> YOUR TASK: Transcribe all of the material exactly, except for its pictures.

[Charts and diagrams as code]
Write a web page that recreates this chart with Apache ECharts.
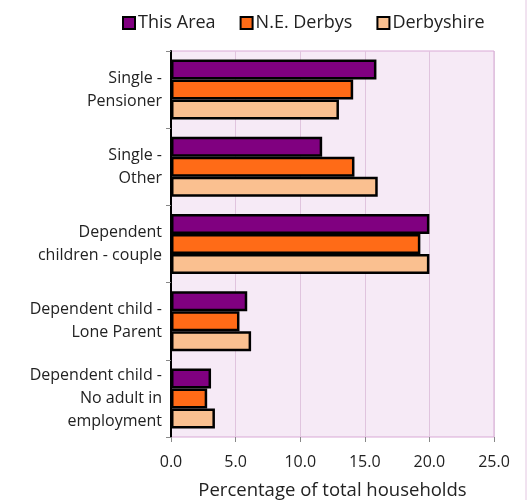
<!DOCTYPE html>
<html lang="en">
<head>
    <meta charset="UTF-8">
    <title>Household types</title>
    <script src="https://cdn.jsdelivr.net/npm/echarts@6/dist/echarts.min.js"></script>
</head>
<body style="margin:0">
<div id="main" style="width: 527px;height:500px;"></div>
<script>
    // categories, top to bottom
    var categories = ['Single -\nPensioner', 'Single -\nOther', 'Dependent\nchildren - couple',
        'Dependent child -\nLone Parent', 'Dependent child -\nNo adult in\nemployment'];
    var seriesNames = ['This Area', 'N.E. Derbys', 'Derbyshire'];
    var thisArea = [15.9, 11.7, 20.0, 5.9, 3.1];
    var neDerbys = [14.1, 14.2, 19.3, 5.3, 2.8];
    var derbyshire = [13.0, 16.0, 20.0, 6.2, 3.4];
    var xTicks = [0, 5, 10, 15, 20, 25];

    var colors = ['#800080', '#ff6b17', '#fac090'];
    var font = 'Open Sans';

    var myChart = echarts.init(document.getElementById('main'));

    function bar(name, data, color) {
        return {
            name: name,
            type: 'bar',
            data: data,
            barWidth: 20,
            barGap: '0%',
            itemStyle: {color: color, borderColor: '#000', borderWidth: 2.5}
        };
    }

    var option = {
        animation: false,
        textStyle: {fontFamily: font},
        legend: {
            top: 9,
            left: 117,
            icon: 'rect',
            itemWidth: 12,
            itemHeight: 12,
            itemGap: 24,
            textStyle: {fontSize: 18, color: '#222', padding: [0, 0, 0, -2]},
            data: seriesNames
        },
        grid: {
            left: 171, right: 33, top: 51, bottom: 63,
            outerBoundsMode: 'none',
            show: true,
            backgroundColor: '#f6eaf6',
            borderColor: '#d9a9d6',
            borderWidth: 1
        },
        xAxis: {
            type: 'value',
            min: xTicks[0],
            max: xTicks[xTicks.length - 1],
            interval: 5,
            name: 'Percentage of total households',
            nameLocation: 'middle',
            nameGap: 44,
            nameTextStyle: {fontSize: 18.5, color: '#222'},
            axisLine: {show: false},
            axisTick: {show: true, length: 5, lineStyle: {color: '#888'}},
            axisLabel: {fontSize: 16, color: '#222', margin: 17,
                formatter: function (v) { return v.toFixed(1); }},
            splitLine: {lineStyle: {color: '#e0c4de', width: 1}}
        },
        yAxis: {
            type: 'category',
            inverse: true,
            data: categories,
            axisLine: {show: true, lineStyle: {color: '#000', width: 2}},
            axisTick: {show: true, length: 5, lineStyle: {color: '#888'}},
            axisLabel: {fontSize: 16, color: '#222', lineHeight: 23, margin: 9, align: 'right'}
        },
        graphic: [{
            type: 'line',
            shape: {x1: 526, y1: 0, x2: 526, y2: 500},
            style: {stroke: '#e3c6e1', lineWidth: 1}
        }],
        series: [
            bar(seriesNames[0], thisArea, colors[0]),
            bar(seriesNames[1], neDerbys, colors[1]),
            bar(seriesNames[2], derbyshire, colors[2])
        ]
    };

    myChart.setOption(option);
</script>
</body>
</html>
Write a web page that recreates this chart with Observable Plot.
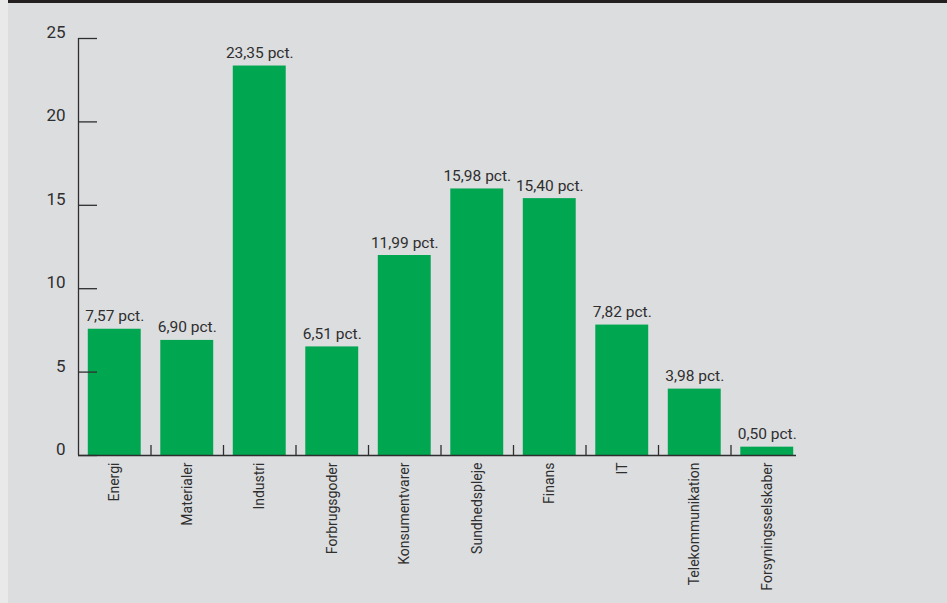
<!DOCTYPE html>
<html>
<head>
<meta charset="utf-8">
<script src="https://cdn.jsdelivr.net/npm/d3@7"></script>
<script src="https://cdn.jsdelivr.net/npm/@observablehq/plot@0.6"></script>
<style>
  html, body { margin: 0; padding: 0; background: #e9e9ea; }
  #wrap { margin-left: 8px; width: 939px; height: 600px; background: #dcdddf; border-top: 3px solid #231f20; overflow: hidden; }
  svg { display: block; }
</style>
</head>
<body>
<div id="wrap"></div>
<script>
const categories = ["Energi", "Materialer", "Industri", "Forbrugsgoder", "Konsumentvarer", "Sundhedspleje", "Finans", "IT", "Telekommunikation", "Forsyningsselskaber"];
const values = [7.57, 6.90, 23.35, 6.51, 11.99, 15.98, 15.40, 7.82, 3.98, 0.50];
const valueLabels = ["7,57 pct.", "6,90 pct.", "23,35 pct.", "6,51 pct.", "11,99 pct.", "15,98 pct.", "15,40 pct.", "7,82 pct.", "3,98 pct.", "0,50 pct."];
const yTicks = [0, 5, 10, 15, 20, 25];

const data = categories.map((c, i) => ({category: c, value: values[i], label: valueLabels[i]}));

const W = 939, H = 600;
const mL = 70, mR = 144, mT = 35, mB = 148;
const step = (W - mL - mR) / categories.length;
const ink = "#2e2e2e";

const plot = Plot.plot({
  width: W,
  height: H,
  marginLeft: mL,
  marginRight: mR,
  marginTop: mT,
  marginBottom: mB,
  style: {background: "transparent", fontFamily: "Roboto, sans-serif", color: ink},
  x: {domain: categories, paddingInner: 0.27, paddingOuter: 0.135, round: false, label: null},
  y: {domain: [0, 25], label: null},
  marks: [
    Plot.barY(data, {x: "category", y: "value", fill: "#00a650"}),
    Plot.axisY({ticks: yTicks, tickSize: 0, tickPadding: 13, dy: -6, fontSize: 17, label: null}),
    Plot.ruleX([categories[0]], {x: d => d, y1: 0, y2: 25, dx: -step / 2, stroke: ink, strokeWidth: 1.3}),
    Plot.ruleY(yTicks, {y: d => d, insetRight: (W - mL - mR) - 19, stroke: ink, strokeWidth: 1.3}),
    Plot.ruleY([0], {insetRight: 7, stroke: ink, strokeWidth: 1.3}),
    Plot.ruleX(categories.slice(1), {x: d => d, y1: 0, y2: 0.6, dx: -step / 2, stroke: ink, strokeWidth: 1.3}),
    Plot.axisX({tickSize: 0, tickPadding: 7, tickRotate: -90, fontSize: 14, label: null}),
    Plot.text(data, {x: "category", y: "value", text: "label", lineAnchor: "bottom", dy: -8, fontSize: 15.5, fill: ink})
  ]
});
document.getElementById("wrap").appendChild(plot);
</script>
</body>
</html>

> EXERCISE ANSWER:
Write a web page that recreates this chart with Apache ECharts.
<!DOCTYPE html>
<html lang="en">
<head>
    <meta charset="UTF-8">
    <title>Household types</title>
    <script src="https://cdn.jsdelivr.net/npm/echarts@6/dist/echarts.min.js"></script>
</head>
<body style="margin:0">
<div id="main" style="width: 527px;height:500px;"></div>
<script>
    // categories, top to bottom
    var categories = ['Single -\nPensioner', 'Single -\nOther', 'Dependent\nchildren - couple',
        'Dependent child -\nLone Parent', 'Dependent child -\nNo adult in\nemployment'];
    var seriesNames = ['This Area', 'N.E. Derbys', 'Derbyshire'];
    var thisArea = [15.9, 11.7, 20.0, 5.9, 3.1];
    var neDerbys = [14.1, 14.2, 19.3, 5.3, 2.8];
    var derbyshire = [13.0, 16.0, 20.0, 6.2, 3.4];
    var xTicks = [0, 5, 10, 15, 20, 25];

    var colors = ['#800080', '#ff6b17', '#fac090'];
    var font = 'Open Sans';

    var myChart = echarts.init(document.getElementById('main'));

    function bar(name, data, color) {
        return {
            name: name,
            type: 'bar',
            data: data,
            barWidth: 20,
            barGap: '0%',
            itemStyle: {color: color, borderColor: '#000', borderWidth: 2.5}
        };
    }

    var option = {
        animation: false,
        textStyle: {fontFamily: font},
        legend: {
            top: 9,
            left: 117,
            icon: 'rect',
            itemWidth: 12,
            itemHeight: 12,
            itemGap: 24,
            textStyle: {fontSize: 18, color: '#222', padding: [0, 0, 0, -2]},
            data: seriesNames
        },
        grid: {
            left: 171, right: 33, top: 51, bottom: 63,
            outerBoundsMode: 'none',
            show: true,
            backgroundColor: '#f6eaf6',
            borderColor: '#d9a9d6',
            borderWidth: 1
        },
        xAxis: {
            type: 'value',
            min: xTicks[0],
            max: xTicks[xTicks.length - 1],
            interval: 5,
            name: 'Percentage of total households',
            nameLocation: 'middle',
            nameGap: 44,
            nameTextStyle: {fontSize: 18.5, color: '#222'},
            axisLine: {show: false},
            axisTick: {show: true, length: 5, lineStyle: {color: '#888'}},
            axisLabel: {fontSize: 16, color: '#222', margin: 17,
                formatter: function (v) { return v.toFixed(1); }},
            splitLine: {lineStyle: {color: '#e0c4de', width: 1}}
        },
        yAxis: {
            type: 'category',
            inverse: true,
            data: categories,
            axisLine: {show: true, lineStyle: {color: '#000', width: 2}},
            axisTick: {show: true, length: 5, lineStyle: {color: '#888'}},
            axisLabel: {fontSize: 16, color: '#222', lineHeight: 23, margin: 9, align: 'right'}
        },
        graphic: [{
            type: 'line',
            shape: {x1: 526, y1: 0, x2: 526, y2: 500},
            style: {stroke: '#e3c6e1', lineWidth: 1}
        }],
        series: [
            bar(seriesNames[0], thisArea, colors[0]),
            bar(seriesNames[1], neDerbys, colors[1]),
            bar(seriesNames[2], derbyshire, colors[2])
        ]
    };

    myChart.setOption(option);
</script>
</body>
</html>
Write a web page that recreates this chart with Observable Plot.
<!DOCTYPE html>
<html>
<head>
<meta charset="utf-8">
<script src="https://cdn.jsdelivr.net/npm/d3@7"></script>
<script src="https://cdn.jsdelivr.net/npm/@observablehq/plot@0.6"></script>
<style>
  html, body { margin: 0; padding: 0; background: #e9e9ea; }
  #wrap { margin-left: 8px; width: 939px; height: 600px; background: #dcdddf; border-top: 3px solid #231f20; overflow: hidden; }
  svg { display: block; }
</style>
</head>
<body>
<div id="wrap"></div>
<script>
const categories = ["Energi", "Materialer", "Industri", "Forbrugsgoder", "Konsumentvarer", "Sundhedspleje", "Finans", "IT", "Telekommunikation", "Forsyningsselskaber"];
const values = [7.57, 6.90, 23.35, 6.51, 11.99, 15.98, 15.40, 7.82, 3.98, 0.50];
const valueLabels = ["7,57 pct.", "6,90 pct.", "23,35 pct.", "6,51 pct.", "11,99 pct.", "15,98 pct.", "15,40 pct.", "7,82 pct.", "3,98 pct.", "0,50 pct."];
const yTicks = [0, 5, 10, 15, 20, 25];

const data = categories.map((c, i) => ({category: c, value: values[i], label: valueLabels[i]}));

const W = 939, H = 600;
const mL = 70, mR = 144, mT = 35, mB = 148;
const step = (W - mL - mR) / categories.length;
const ink = "#2e2e2e";

const plot = Plot.plot({
  width: W,
  height: H,
  marginLeft: mL,
  marginRight: mR,
  marginTop: mT,
  marginBottom: mB,
  style: {background: "transparent", fontFamily: "Roboto, sans-serif", color: ink},
  x: {domain: categories, paddingInner: 0.27, paddingOuter: 0.135, round: false, label: null},
  y: {domain: [0, 25], label: null},
  marks: [
    Plot.barY(data, {x: "category", y: "value", fill: "#00a650"}),
    Plot.axisY({ticks: yTicks, tickSize: 0, tickPadding: 13, dy: -6, fontSize: 17, label: null}),
    Plot.ruleX([categories[0]], {x: d => d, y1: 0, y2: 25, dx: -step / 2, stroke: ink, strokeWidth: 1.3}),
    Plot.ruleY(yTicks, {y: d => d, insetRight: (W - mL - mR) - 19, stroke: ink, strokeWidth: 1.3}),
    Plot.ruleY([0], {insetRight: 7, stroke: ink, strokeWidth: 1.3}),
    Plot.ruleX(categories.slice(1), {x: d => d, y1: 0, y2: 0.6, dx: -step / 2, stroke: ink, strokeWidth: 1.3}),
    Plot.axisX({tickSize: 0, tickPadding: 7, tickRotate: -90, fontSize: 14, label: null}),
    Plot.text(data, {x: "category", y: "value", text: "label", lineAnchor: "bottom", dy: -8, fontSize: 15.5, fill: ink})
  ]
});
document.getElementById("wrap").appendChild(plot);
</script>
</body>
</html>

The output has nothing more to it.